You ask about the meaning of Galatians 3:13. Here are my thoughts on the subject.
What it does and does not mean:
a. It does not say: 'Christ was made, by God or anyone else, an active curse to us'.
b. What it does say: 'Christ became a curse on our behalf'.
What the curse was:
a. It was the curse pronounced and imposed on all those who were under the law if they did not perfectly fulfil all the demands of the law. None of the Jews, who were under the law, ever kept all of its demands.
b. The law, therefore, pronounced a curse on them. For an example of the law's curse being executed, see Matthew 25:41; Revelation 20:10, 15.
What it means when it says that Christ became a curse on our behalf:
a. We deserve to have the law's curse executed on us.
b. But Christ bought us out from the curse of the law, by identifying himself with us and taking on himself the whole curse of the law which we deserved. Nothing is left of that curse for us to suffer.

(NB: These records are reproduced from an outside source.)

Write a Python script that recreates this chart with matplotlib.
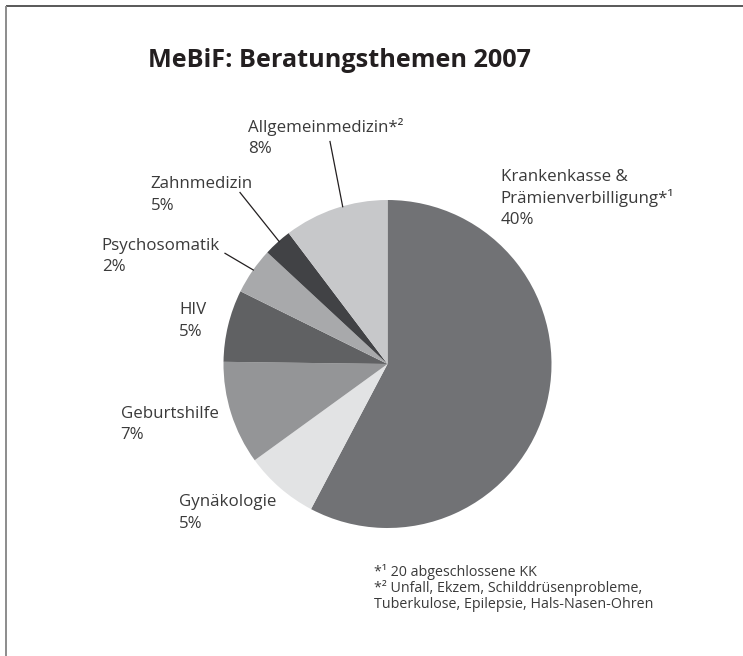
import matplotlib.pyplot as plt

plt.rcParams['font.family'] = ['Open Sans', 'DejaVu Sans']

# Wedge shares, clockwise from 12 o'clock
themen = ['Krankenkasse', 'Gynäkologie', 'Geburtshilfe', 'HIV',
          'Psychosomatik', 'Zahnmedizin', 'Allgemeinmedizin']
anteile = [57.75, 7.3, 10.2, 7.1, 4.6, 2.8, 10.3]
farben = ['#717275', '#e2e3e4', '#949597', '#606163',
          '#a8a9ab', '#414245', '#c7c8ca']

# Label texts as printed on the chart
labels = ['Krankenkasse &\nPrämienverbilligung*¹\n40%',
          'Gynäkologie\n5%',
          'Geburtshilfe\n7%',
          'HIV\n5%',
          'Psychosomatik\n2%',
          'Zahnmedizin\n5%',
          'Allgemeinmedizin*²\n8%']
fussnoten = ['*¹ 20 abgeschlossene KK',
             '*² Unfall, Ekzem, Schilddrüsenprobleme,',
             'Tuberkulose, Epilepsie, Hals-Nasen-Ohren']

W, H = 743, 656
fig = plt.figure(figsize=(W / 100, H / 100), dpi=100)
ax = fig.add_axes([0, 0, 1, 1])


def py(y):
    # pixel row (from top) -> data y
    return H - y


ax.pie(anteile, colors=farben, startangle=90, counterclock=False,
       center=(387.5, py(364)), radius=164,
       wedgeprops=dict(linewidth=0))
ax.set_xlim(0, W)
ax.set_ylim(0, H)
ax.set_aspect('equal')
ax.axis('off')

# frame (top and left edges only)
ax.plot([5.5, W], [py(5.5), py(5.5)], color='#2b2b2b', lw=1.1, solid_capstyle='butt')
ax.plot([5.8, 5.8], [py(5.5), 0], color='#8c8c8c', lw=1.4, solid_capstyle='butt')

ax.text(148, py(67), 'MeBiF: Beratungsthemen 2007', fontsize=18.2,
        fontweight='bold', color='#231f20', va='baseline', ha='left')

# label anchor: left x, first baseline (pixels)
pos = [(500.7, 181), (179.3, 506), (120.7, 417.5), (179.3, 314),
       (101.7, 249.5), (150.7, 188), (248, 131.5)]
zeilen = 21.7
for (x, y0), lab in zip(pos, labels):
    for i, line in enumerate(lab.split('\n')):
        ax.text(x, py(y0 + i * zeilen), line, fontsize=12.2, color='#3a3a3a',
                va='baseline', ha='left')

# leader lines
leader = [((330, 141.5), (342.7, 206.7)),
          ((240, 192.5), (279.3, 241.7)),
          ((225, 253.3), (253.3, 270))]
for (x1, y1), (x2, y2) in leader:
    ax.plot([x1, x2], [py(y1), py(y2)], color='#231f20', lw=0.9)

for i, line in enumerate(fussnoten):
    ax.text(374, py(576 + i * 16), line, fontsize=10.3, color='#3a3a3a',
            va='baseline', ha='left')

fig.savefig('out.png', dpi=100)
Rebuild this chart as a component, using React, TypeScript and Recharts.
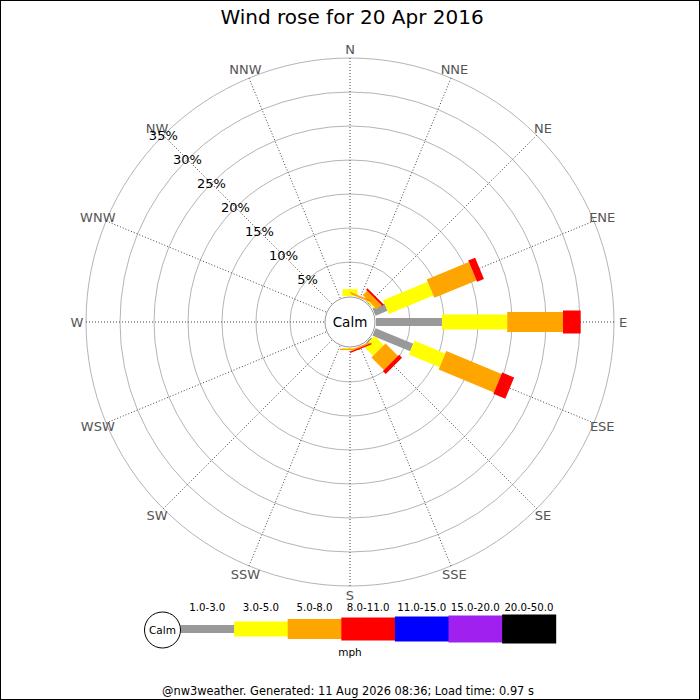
import {
  RadialBarChart,
  RadialBar,
  PolarGrid,
  PolarAngleAxis,
  PolarRadiusAxis,
} from "recharts";

const DIRECTIONS = [
  "N", "NNE", "NE", "ENE", "E", "ESE", "SE", "SSE",
  "S", "SSW", "SW", "WSW", "W", "WNW", "NW", "NNW",
];
const BINS = ["1.0-3.0", "3.0-5.0", "5.0-8.0", "8.0-11.0", "11.0-15.0", "15.0-20.0", "20.0-50.0"];
const PCT_TICKS = [5, 10, 15, 20, 25, 30, 35];

// % of the day per direction, one array per speed bin (mph)
const MPH_1_3 = [0, 0, 0.1, 1.9, 9.7, 6.0, 0.2, 0, 0, 0, 0, 0, 0, 0, 0, 0];
const MPH_3_5 = [1.0, 0, 0.2, 7.1, 9.6, 4.9, 1.9, 0, 0.1, 0, 0, 0, 0, 0, 0, 0];
const MPH_5_8 = [0, 0.2, 0.9, 6.7, 8.2, 8.8, 2.6, 0.2, 0.2, 0, 0, 0, 0, 0, 0, 0];
const MPH_8_11 = [0, 0.05, 0.3, 1.1, 2.6, 1.9, 0.6, 0.2, 0, 0, 0, 0, 0, 0, 0, 0];

const COLORS = ["#999999", "#ffff00", "#ffa500", "#ff0000", "#0000ff", "#a020f0", "#000000"];
const WIDTHS = [8, 15, 20, 23, 25, 27, 29];
const FONT = "'DejaVu Sans', Verdana, sans-serif";
const CALM_R = 26;
const STEP = 360 / DIRECTIONS.length;
// angle ticks sit on the band edge, bars on the band middle
const HALF_STEP = STEP / 2;
const SPOKES = DIRECTIONS.map((_, i) => 90 - i * STEP);

const rows = DIRECTIONS.map((dir, i) => ({
  dir,
  b0: MPH_1_3[i],
  b1: MPH_3_5[i],
  b2: MPH_5_8[i],
  b3: MPH_8_11[i],
}));

// straight bar of fixed width along the sector's mid angle
const barShape = (w: number, color: string) => (p: any) => {
  const { cx, cy, innerRadius, outerRadius, startAngle, endAngle } = p;
  if (!(outerRadius - innerRadius > 0.05)) return <g />;
  const a = (-((startAngle + endAngle) / 2) * Math.PI) / 180;
  const ux = Math.cos(a);
  const uy = Math.sin(a);
  const nx = (-uy * w) / 2;
  const ny = (ux * w) / 2;
  const pts = [
    [innerRadius, 1],
    [outerRadius, 1],
    [outerRadius, -1],
    [innerRadius, -1],
  ]
    .map(([r, s]) => `${cx + ux * r + s * nx},${cy + uy * r + s * ny}`)
    .join(" ");
  return <polygon points={pts} fill={color} />;
};

function DirTick(props: any) {
  const { payload } = props;
  const cx = props.cx ?? 350;
  const cy = props.cy ?? 322;
  const r = (props.radius ?? 264) + 9;
  const a = (-(payload.coordinate + HALF_STEP) * Math.PI) / 180;
  return (
    <text
      x={cx + Math.cos(a) * r}
      y={cy + Math.sin(a) * r}
      textAnchor="middle"
      dominantBaseline="central"
      fill="#555"
      fontSize={13}
      fontFamily={FONT}
    >
      {payload.value}
    </text>
  );
}

function PctTick(props: any) {
  const { x, y, payload } = props;
  return (
    <text x={x} y={y} textAnchor="middle" dominantBaseline="central" fill="#000" fontSize={13} fontFamily={FONT}>
      {payload.value}%
    </text>
  );
}

function Overlay() {
  const x0 = 180.5;
  const bw = 53.6;
  return (
    <svg width={700} height={700} style={{ position: "absolute", left: 0, top: 0, pointerEvents: "none" }}>
      <rect x={0.5} y={0.5} width={699} height={699} fill="none" stroke="#000" />
      <text x={352} y={24} textAnchor="middle" fontSize={20} fontFamily={FONT} fill="#000">
        Wind rose for 20 Apr 2016
      </text>
      <circle cx={350} cy={322} r={25} fill="#fff" stroke="#999" />
      <text x={350} y={322} textAnchor="middle" dominantBaseline="central" fontSize={13.5} fontFamily={FONT}>
        Calm
      </text>
      {BINS.map((b, i) => (
        <g key={b}>
          <rect x={x0 + i * bw} y={629 - WIDTHS[i] / 2} width={bw + 0.5} height={WIDTHS[i]} fill={COLORS[i]} />
          <text x={x0 + i * bw + bw / 2} y={611} textAnchor="middle" fontSize={10.2} fontFamily={FONT}>
            {b}
          </text>
        </g>
      ))}
      <circle cx={162.5} cy={630} r={18} fill="#fff" stroke="#000" />
      <text x={162.5} y={630} textAnchor="middle" dominantBaseline="central" fontSize={10.5} fontFamily={FONT}>
        Calm
      </text>
      <text x={350} y={656} textAnchor="middle" fontSize={10.5} fontFamily={FONT}>
        mph
      </text>
      <text x={348} y={695} textAnchor="middle" fontSize={11.4} fontFamily={FONT}>
        @nw3weather. Generated: 11 Aug 2026 08:36; Load time: 0.97 s
      </text>
    </svg>
  );
}

export default function App() {
  return (
    <div style={{ position: "absolute", left: 0, top: 0, width: 700, height: 700, background: "#fff" }}>
      <RadialBarChart
        width={700}
        height={700}
        data={rows}
        layout="centric"
        cx={350}
        cy={322}
        innerRadius={CALM_R}
        outerRadius={264}
        startAngle={90 - HALF_STEP}
        endAngle={90 - HALF_STEP - 360}
        margin={{ top: 0, right: 0, bottom: 0, left: 0 }}
      >
        <PolarGrid gridType="circle" radialLines={false} stroke="#b4b4b4" />
        <PolarGrid gridType="circle" polarRadius={[]} polarAngles={SPOKES} stroke="#444" strokeDasharray="1 2" />
        <PolarAngleAxis dataKey="dir" type="category" tickLine={false} axisLine={false} tick={DirTick} />
        <PolarRadiusAxis type="number" domain={[0, 35]} ticks={PCT_TICKS} angle={135} axisLine={false} tickLine={false} tick={PctTick} />
        {["b0", "b1", "b2", "b3"].map((k, i) => (
          <RadialBar
            key={k}
            dataKey={k}
            stackId="w"
            isAnimationActive={false}
            fill={COLORS[i]}
            shape={barShape(WIDTHS[i], COLORS[i])}
          />
        ))}
      </RadialBarChart>
      <Overlay />
    </div>
  );
}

The purpose of the command in Deuteronomy 21:22–23
a. In Israel, capital punishment was normally by stoning or by the sword, not by crucifixion; that is, crucifixion as a means of putting someone to death, as used by the Romans, was not allowed in Israel. If the Israelites hung a criminal on a tree, the criminal had to be dead before he was hanged on the tree.
b. If the crime had been sufficiently shame-worthy and dastardly, the Israelites were allowed to shame the criminal's body by hanging it on a tree, so that all might see that not only the Israelites but God himself was disgusted by the crime.
c. Even so, God himself prescribed a limit to this shaming. Even a criminal was not to be denied a proper burial. He was not to be allowed to hang on a tree indefinitely until his body disintegrated. He was to be buried the same day; cf. Joshua 8:29; 10:26–27.
d. Ponder Acts 13:29.
I hope that these remarks will help towards the solution of your question.